====== Task input ======

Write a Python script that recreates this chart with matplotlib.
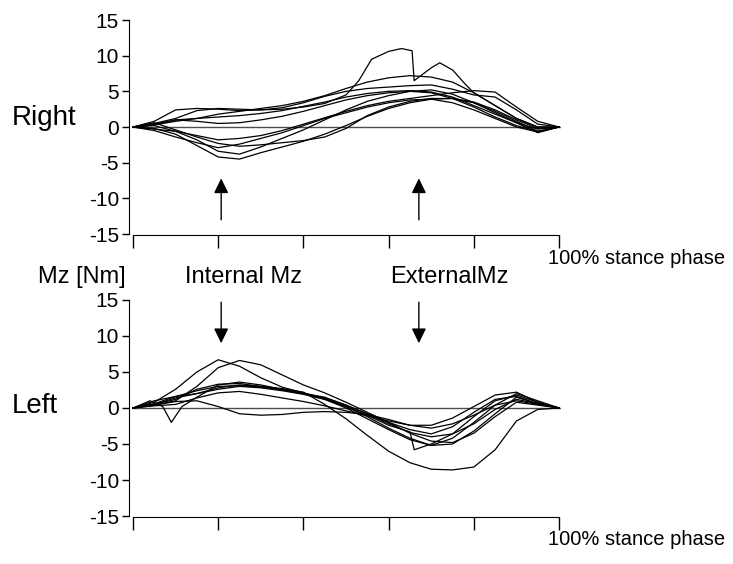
import matplotlib
matplotlib.use("Agg")
import matplotlib.pyplot as plt

plt.rcParams['font.family'] = ['Liberation Sans', 'DejaVu Sans']
plt.rcParams['axes.unicode_minus'] = False

# % of stance phase, common grid
phase = [0, 5, 10, 15, 20, 25, 30, 35, 40, 45, 50, 55, 60, 65, 70, 75, 80, 85, 90, 95, 100]

# Right foot, Mz [Nm]
right_phase_1 = [0, 5, 10, 15, 20, 25, 30, 35, 40, 45, 50, 53, 56, 60, 63, 65.5, 66, 70, 72, 75, 78, 80, 85, 90, 95, 100]
right_1 = [0, 0.5, 1.2, 2.3, 2.6, 2.5, 2.4, 2.5, 2.8, 3.3, 4.5, 6.5, 9.5, 10.6, 11.0, 10.7, 6.5, 8.3, 9.0, 8.0, 6.0, 4.8, 3.0, 1.2, 0.0, 0]
right_2 = [0, 0.3, 0.8, 1.2, 1.8, 2.2, 2.6, 3.0, 3.6, 4.4, 5.4, 6.3, 6.9, 7.2, 7.0, 6.3, 4.8, 3.0, 1.2, 0.0, 0]
right_3 = [0, -0.3, -0.6, -1.2, -1.8, -1.6, -1.2, -0.5, 0.4, 1.3, 2.2, 3.0, 3.6, 4.0, 4.4, 4.8, 5.1, 4.9, 2.8, 0.8, 0]
right_4 = [0, 0.4, 1.0, 1.2, 1.4, 1.6, 1.9, 2.3, 2.9, 3.5, 4.2, 4.7, 5.0, 5.1, 4.9, 4.2, 3.0, 1.8, 0.6, -0.3, 0]
right_5 = [0, -0.2, -1.0, -2.6, -4.2, -4.5, -3.6, -2.8, -2.0, -1.0, 0.2, 1.5, 2.6, 3.4, 3.9, 4.0, 3.4, 2.2, 0.8, -0.6, 0]
right_6 = [0, 0.2, -0.6, -1.8, -3.4, -3.8, -2.8, -1.6, -0.4, 1.0, 2.4, 3.6, 4.4, 5.0, 5.2, 4.6, 3.4, 2.0, 0.6, -0.8, 0]
right_7 = [0, 0.6, -0.4, -1.4, -2.3, -2.7, -2.5, -2.2, -1.9, -1.4, -0.2, 1.6, 2.8, 3.6, 4.0, 4.0, 3.5, 2.4, 1.0, -0.2, 0]
right_8 = [0, 0.8, 2.4, 2.6, 2.5, 2.3, 2.4, 2.7, 3.4, 4.3, 5.0, 5.4, 5.6, 5.8, 5.9, 5.3, 4.5, 4.2, 2.4, 0.4, 0]
right_9 = [0, -0.5, -1.4, -2.2, -2.9, -2.4, -1.6, -0.8, 0.2, 1.2, 2.0, 2.8, 3.4, 3.8, 3.9, 3.4, 2.4, 1.2, 0.0, -0.7, 0]
right_10 = [0, 0.3, 1.0, 0.8, 0.5, 0.6, 1.0, 1.5, 2.2, 3.0, 3.8, 4.4, 4.8, 5.0, 4.8, 4.0, 2.8, 1.4, 0.2, -0.6, 0]

# Left foot, Mz [Nm]
left_1 = [0, 0.8, 2.6, 5.0, 6.7, 5.8, 4.2, 2.9, 2.1, 1.4, 0.4, -0.8, -2.2, -3.4, -4.0, -3.6, -2.2, -0.2, 1.2, 0.6, 0]
left_2 = [0, 0.4, 1.0, 3.0, 5.6, 6.6, 6.0, 4.6, 3.2, 2.1, 0.8, -0.6, -2.0, -3.5, -4.6, -4.8, -3.5, -1.2, 0.8, 0.4, 0]
left_phase_3 = [0, 4, 7, 9, 11.5, 15, 20, 25, 30, 35, 40, 45, 50, 55, 60, 65, 70, 75, 80, 85, 90, 95, 100]
left_3 = [0, 1.0, 0.2, -2.0, 0.2, 1.5, 3.2, 3.6, 3.2, 2.6, 2.0, 1.3, 0.2, -1.2, -2.8, -4.2, -5.2, -5.0, -3.2, -0.8, 1.5, 0.6, 0]
left_4 = [0, 0.4, 0.9, 1.0, 0.2, -0.8, -1.0, -0.9, -0.6, -0.5, -0.6, -0.9, -1.6, -2.4, -2.8, -2.2, -1.0, 0.4, 1.0, 0.5, 0]
left_5 = [0, 0.5, 1.2, 2.6, 3.3, 3.4, 3.0, 2.6, 2.0, 1.2, 0.0, -1.5, -3.0, -4.4, -5.2, -4.2, -2.0, 0.4, 2.0, 1.0, 0]
left_6 = [0, 0.3, 0.5, 1.4, 2.1, 2.3, 1.9, 1.4, 0.9, 0.3, -0.4, -1.1, -1.8, -2.4, -2.4, -1.4, 0.2, 1.8, 2.2, 0.8, 0]
left_7 = [0, 0.5, 1.4, 2.0, 2.8, 3.2, 3.0, 2.7, 2.2, 0.5, -1.5, -3.8, -6.0, -7.6, -8.5, -8.6, -8.2, -5.8, -1.8, -0.2, 0]
left_phase_8 = [0, 5, 10, 15, 20, 25, 30, 35, 40, 45, 50, 55, 60, 65, 66, 70, 75, 80, 85, 90, 95, 100]
left_8 = [0, 1.0, 1.6, 2.0, 2.6, 3.0, 2.8, 2.4, 1.9, 1.2, 0.2, -1.0, -2.4, -3.3, -5.8, -5.0, -3.6, -1.2, 1.0, 1.8, 0.8, 0]
left_9 = [0, 0.6, 1.6, 2.4, 3.0, 3.1, 2.9, 2.5, 2.0, 1.5, 0.4, -0.8, -2.0, -3.0, -3.6, -2.6, -0.6, 1.2, 1.6, 0.6, 0]

yticks = [-15, -10, -5, 0, 5, 10, 15]
xticks = [0, 20, 40, 60, 80, 100]

fig = plt.figure(figsize=(7.33, 5.64), dpi=100)
ax_r = fig.add_axes([0.1756, 0.5851, 0.590, 0.3794])
ax_l = fig.add_axes([0.1756, 0.0851, 0.590, 0.3830])

right_curves = [(right_phase_1, right_1), (phase, right_2), (phase, right_3), (phase, right_4),
                (phase, right_5), (phase, right_6), (phase, right_7), (phase, right_8),
                (phase, right_9), (phase, right_10)]
left_curves = [(phase, left_1), (phase, left_2), (left_phase_3, left_3), (phase, left_4),
               (phase, left_5), (phase, left_6), (phase, left_7), (left_phase_8, left_8),
               (phase, left_9)]

for ax, curves in [(ax_r, right_curves), (ax_l, left_curves)]:
    ax.plot([0, 100.5], [0, 0], color='0.3', lw=1.0)
    for xs, ys in curves:
        ax.plot(xs, ys, color='black', lw=0.9)
    ax.set_xlim(-1, 100.5)
    ax.set_ylim(-15, 15)
    ax.set_yticks(yticks)
    ax.set_xticks(xticks)
    ax.set_xticklabels([])
    ax.spines['top'].set_visible(False)
    ax.spines['right'].set_visible(False)
    ax.spines['left'].set_bounds(-15, 15)
    ax.spines['bottom'].set_bounds(0, 100)
    ax.spines['bottom'].set_position(('outward', 1))
    ax.tick_params(axis='y', direction='out', length=5, width=1, pad=2, labelsize=15)
    ax.tick_params(axis='x', direction='out', length=9, width=1)
    ax.patch.set_alpha(0)

arrow = dict(arrowstyle='-|>,head_length=0.45,head_width=0.22', color='black',
             lw=1, mutation_scale=20, shrinkA=0, shrinkB=0)
for x in [20.7, 67.1]:
    ax_r.annotate('', xy=(x, -7.2), xytext=(x, -13.0), arrowprops=arrow)
    ax_l.annotate('', xy=(x, 9.0), xytext=(x, 14.7), arrowprops=arrow)

H = 564.0
fig.text(12 / 733, (H - 125) / H, 'Right', fontsize=20, va='baseline')
fig.text(12 / 733, (H - 413) / H, 'Left', fontsize=20, va='baseline')
fig.text(38 / 733, (H - 283) / H, 'Mz [Nm]', fontsize=17, va='baseline')
fig.text(185 / 733, (H - 283) / H, 'Internal Mz', fontsize=17, va='baseline')
fig.text(390 / 733, (H - 283) / H, 'ExternalMz', fontsize=17, va='baseline')
fig.text(548 / 733, (H - 264) / H, '100% stance phase', fontsize=14.5, va='baseline')
fig.text(548 / 733, (H - 545) / H, '100% stance phase', fontsize=14.5, va='baseline')

fig.savefig('out.png', dpi=100)
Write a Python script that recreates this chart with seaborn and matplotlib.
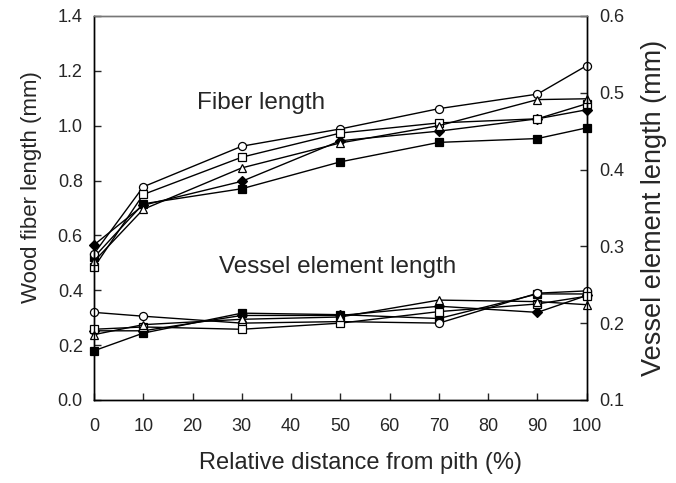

======

### Exercise goal
Transcribe the entries from their first line to the line that holds "plt.rcParams['axes.unicode_minus'] = False", both included, and skip every picture.

### Result for this exercise
Write a Python script that recreates this chart with matplotlib.
import matplotlib
matplotlib.use("Agg")
import matplotlib.pyplot as plt

plt.rcParams['font.family'] = ['Liberation Sans', 'DejaVu Sans']
plt.rcParams['axes.unicode_minus'] = False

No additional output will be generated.